Mobile Networks and Applications, Mobile Networks and Applications, Volume 25, Number 3, p.1075–1083 (2020)


Human-in-the-loop methods, Human-machine-Bigdata interaction loop, Machine learning design, Smart data, Water metering and consumption


Supervised Machine Learning (ML) requires that smart algorithms scrutinize a very large number of labeled samples before they can make right predictions. And this is not always true either. In our experience, in fact, a neural network trained with a huge database comprised of over fifteen million water meter readings had essentially failed to predict when a meter would malfunction/need disassembly based on a history of water consumption measurements. With a second step, we developed a methodology, based on the enforcement of a specialized data semantics, that allowed us to extract only those samples for training that were not noised by data impurities.
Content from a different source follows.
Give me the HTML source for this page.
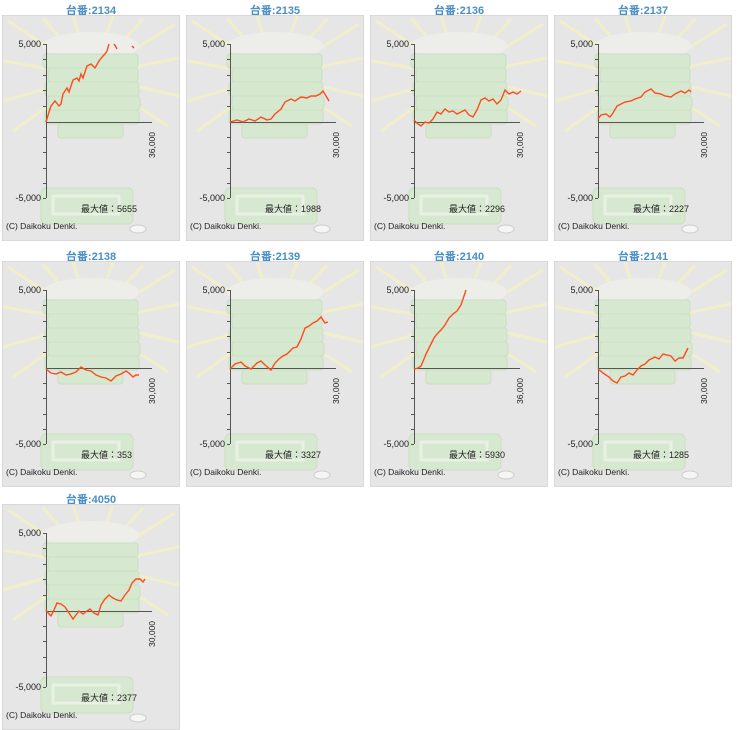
<!DOCTYPE html>
<html><head><meta charset="utf-8"><style>
body{margin:0;width:750px;height:730px;background:#fff;position:relative;overflow:hidden;font-family:"Liberation Sans","Noto Sans CJK JP",sans-serif}
.p{position:absolute;width:178px;height:240px}
.t{position:absolute;left:0;top:2px;width:178px;text-align:center;font-size:11px;color:#4a8fc4;font-weight:bold}
.b{position:absolute;left:0;top:15px;width:176px;height:224px;border:1px solid #d8d8d8;background:#e6e6e6}
svg{position:absolute;left:0;top:0}
</style></head><body>
<svg width="0" height="0" style="position:absolute">
<defs>
<symbol id="bg" viewBox="0 0 176 224">
<g stroke="#f3f0c6" stroke-width="3" opacity="0.9">
<line x1="88" y1="60" x2="5" y2="5"/><line x1="88" y1="60" x2="40" y2="2"/><line x1="88" y1="60" x2="70" y2="0"/>
<line x1="88" y1="60" x2="110" y2="0"/><line x1="88" y1="60" x2="140" y2="3"/><line x1="88" y1="60" x2="172" y2="8"/>
<line x1="88" y1="60" x2="0" y2="45"/><line x1="88" y1="60" x2="176" y2="42"/><line x1="88" y1="60" x2="0" y2="85"/>
<line x1="88" y1="60" x2="176" y2="80"/><line x1="88" y1="60" x2="10" y2="115"/><line x1="88" y1="60" x2="165" y2="110"/>
</g>
<ellipse cx="88" cy="30" rx="48" ry="14" fill="#ededea"/>
<g fill="#d7e8d0" stroke="#c9dfc0">
<rect x="40" y="38" width="95" height="14" rx="3"/><rect x="45" y="52" width="90" height="14" rx="3"/>
<rect x="42" y="66" width="94" height="14" rx="3"/><rect x="45" y="80" width="92" height="14" rx="3"/>
<rect x="42" y="94" width="94" height="14" rx="3"/><rect x="55" y="108" width="65" height="14" rx="3"/>
<rect x="38" y="172" width="92" height="36" rx="5"/>
</g>
<rect x="50" y="180" width="66" height="18" fill="none" stroke="#e8f1e3" stroke-width="3"/>
<ellipse cx="135" cy="213" rx="8" ry="4" fill="#f6f6f6" stroke="#ccc"/>
</symbol>
<symbol id="ax" viewBox="0 0 176 224">
<g stroke="#555" stroke-width="1" fill="none">
<line x1="43.5" y1="28" x2="43.5" y2="182"/><line x1="43" y1="106.5" x2="149" y2="106.5"/>
<path d="M40 28.5h3M40 43.5h3M40 59.5h3M40 74.5h3M40 90.5h3M40 121.5h3M40 136.5h3M40 152.5h3M40 167.5h3M40 182.5h3"/>
</g>
<g font-size="9" fill="#222" font-family="Liberation Sans,sans-serif">
<text x="38" y="31" text-anchor="end">5,000</text><text x="38" y="185" text-anchor="end">-5,000</text>
<text x="3" y="213" font-size="8.5">(C) Daikoku Denki.</text>
</g>
</symbol>
</defs></svg>

<div class="p" style="left:2px;top:0"><div class="t">台番:2134</div><div class="b"><svg width="176" height="224"><use href="#bg"/><use href="#ax"/>
<polyline fill="none" stroke="#ff4a1a" stroke-width="1.4" points="43,106 46,96 48,90 52,85 56,90 58,88 60,78 64,72 66,76 70,64 74,62 76,65 78,58 80,62 84,50 88,48 92,52 96,45 100,40 102,38 104,35 106,28"/>
<polyline fill="none" stroke="#ff4a1a" stroke-width="1.4" points="111,28 113,31 114,33"/><line x1="129" y1="30" x2="131" y2="32" stroke="#ff4a1a" stroke-width="1.4"/>
<text x="0" y="0" font-size="8.5" fill="#222" transform="translate(152,142) rotate(-90)">36,000</text>
<text x="78" y="196" font-size="9" fill="#222">最大値：5655</text></svg></div></div>

<div class="p" style="left:186px;top:0"><div class="t">台番:2135</div><div class="b"><svg width="176" height="224"><use href="#bg"/><use href="#ax"/>
<polyline fill="none" stroke="#ff4a1a" stroke-width="1.4" points="43,106 50,104 56,106 62,103 68,105 74,101 80,104 84,103 88,98 94,93 98,86 104,83 108,85 114,81 120,82 124,80 129,80 133,78 136,75 139,80 142,85"/>
<text x="0" y="0" font-size="8.5" fill="#222" transform="translate(152,142) rotate(-90)">30,000</text>
<text x="78" y="196" font-size="9" fill="#222">最大値：1988</text></svg></div></div>

<div class="p" style="left:370px;top:0"><div class="t">台番:2136</div><div class="b"><svg width="176" height="224"><use href="#bg"/><use href="#ax"/>
<polyline fill="none" stroke="#ff4a1a" stroke-width="1.4" points="43,104 47,108 50,110 54,106 58,107 62,103 66,96 70,98 74,93 78,96 82,95 86,98 90,96 94,94 98,99 102,101 106,94 110,84 114,82 118,85 122,83 126,88 130,84 134,74 138,78 142,76 146,78 150,75"/>
<text x="0" y="0" font-size="8.5" fill="#222" transform="translate(152,142) rotate(-90)">30,000</text>
<text x="78" y="196" font-size="9" fill="#222">最大値：2296</text></svg></div></div>

<div class="p" style="left:554px;top:0"><div class="t">台番:2137</div><div class="b"><svg width="176" height="224"><use href="#bg"/><use href="#ax"/>
<polyline fill="none" stroke="#ff4a1a" stroke-width="1.4" points="43,103 46,99 51,98 55,101 58,97 62,90 66,88 70,86 76,85 80,83 86,81 90,76 96,73 100,77 106,78 110,80 116,81 120,78 126,75 130,77 134,74 136,76"/>
<text x="0" y="0" font-size="8.5" fill="#222" transform="translate(152,142) rotate(-90)">30,000</text>
<text x="78" y="196" font-size="9" fill="#222">最大値：2227</text></svg></div></div>

<div class="p" style="left:2px;top:246px"><div class="t">台番:2138</div><div class="b"><svg width="176" height="224"><use href="#bg"/><use href="#ax"/>
<polyline fill="none" stroke="#ff4a1a" stroke-width="1.4" points="43,107 48,111 53,112 58,110 63,113 68,112 73,110 78,105 83,108 88,109 93,113 98,115 103,116 108,119 113,114 118,112 123,109 126,111 130,115 133,113 136,113"/>
<text x="0" y="0" font-size="8.5" fill="#222" transform="translate(152,142) rotate(-90)">30,000</text>
<text x="78" y="196" font-size="9" fill="#222">最大値：353</text></svg></div></div>

<div class="p" style="left:186px;top:246px"><div class="t">台番:2139</div><div class="b"><svg width="176" height="224"><use href="#bg"/><use href="#ax"/>
<polyline fill="none" stroke="#ff4a1a" stroke-width="1.4" points="43,107 48,102 54,100 58,104 64,107 70,101 74,99 78,103 84,108 88,101 92,97 96,94 100,92 106,86 110,85 114,77 118,66 122,64 126,61 130,59 134,55 138,61 141,60"/>
<text x="0" y="0" font-size="8.5" fill="#222" transform="translate(152,142) rotate(-90)">30,000</text>
<text x="78" y="196" font-size="9" fill="#222">最大値：3327</text></svg></div></div>

<div class="p" style="left:370px;top:246px"><div class="t">台番:2140</div><div class="b"><svg width="176" height="224"><use href="#bg"/><use href="#ax"/>
<polyline fill="none" stroke="#ff4a1a" stroke-width="1.4" points="43,107 47,106 50,104 53,97 55,92 58,86 60,82 63,76 66,72 70,68 74,63 78,56 82,52 86,49 90,43 93,34 95,28"/>
<text x="0" y="0" font-size="8.5" fill="#222" transform="translate(152,142) rotate(-90)">36,000</text>
<text x="78" y="196" font-size="9" fill="#222">最大値：5930</text></svg></div></div>

<div class="p" style="left:554px;top:246px"><div class="t">台番:2141</div><div class="b"><svg width="176" height="224"><use href="#bg"/><use href="#ax"/>
<polyline fill="none" stroke="#ff4a1a" stroke-width="1.4" points="43,107 48,111 54,115 58,119 62,121 66,115 70,114 74,111 78,113 82,108 86,104 90,102 94,98 100,95 104,97 108,92 112,93 116,94 120,99 124,96 128,96 131,90 133,86"/>
<text x="0" y="0" font-size="8.5" fill="#222" transform="translate(152,142) rotate(-90)">30,000</text>
<text x="78" y="196" font-size="9" fill="#222">最大値：1285</text></svg></div></div>

<div class="p" style="left:2px;top:489px"><div class="t">台番:4050</div><div class="b"><svg width="176" height="224"><use href="#bg"/><use href="#ax"/>
<polyline fill="none" stroke="#ff4a1a" stroke-width="1.4" points="43,105 46,109 48,111 51,105 54,98 58,99 62,102 66,108 70,114 73,110 76,106 80,109 84,106 87,104 91,108 95,110 98,100 102,94 106,90 110,93 114,95 118,96 122,90 126,85 129,78 133,74 137,74 140,77 142,74"/>
<text x="0" y="0" font-size="8.5" fill="#222" transform="translate(152,142) rotate(-90)">30,000</text>
<text x="78" y="196" font-size="9" fill="#222">最大値：2377</text></svg></div></div>
</body></html>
With this methodology, we re-trained the neural network up to a prediction accuracy of over 80%. Yet, we simultaneously realized that the new training dataset was significantly different from the initial one in statistical terms, and much smaller, as well. We had reached a sort of paradox: We had alleviated the initial problem with a better interpretable model, but we had changed the replicated form of the initial data. To reconcile that paradox, we further enhanced our data semantics with the contribution of field experts. This has finally led to the extrapolation of a training dataset truly representative of regular/defective water meters and able to describe the underlying statistical phenomenon, while still providing an excellent prediction accuracy of the resulting classifier. At the end of this path, the lesson we have learnt is that a human-in-the-loop approach may significantly help to clean and re-organize noised datasets for an empowered ML design experience.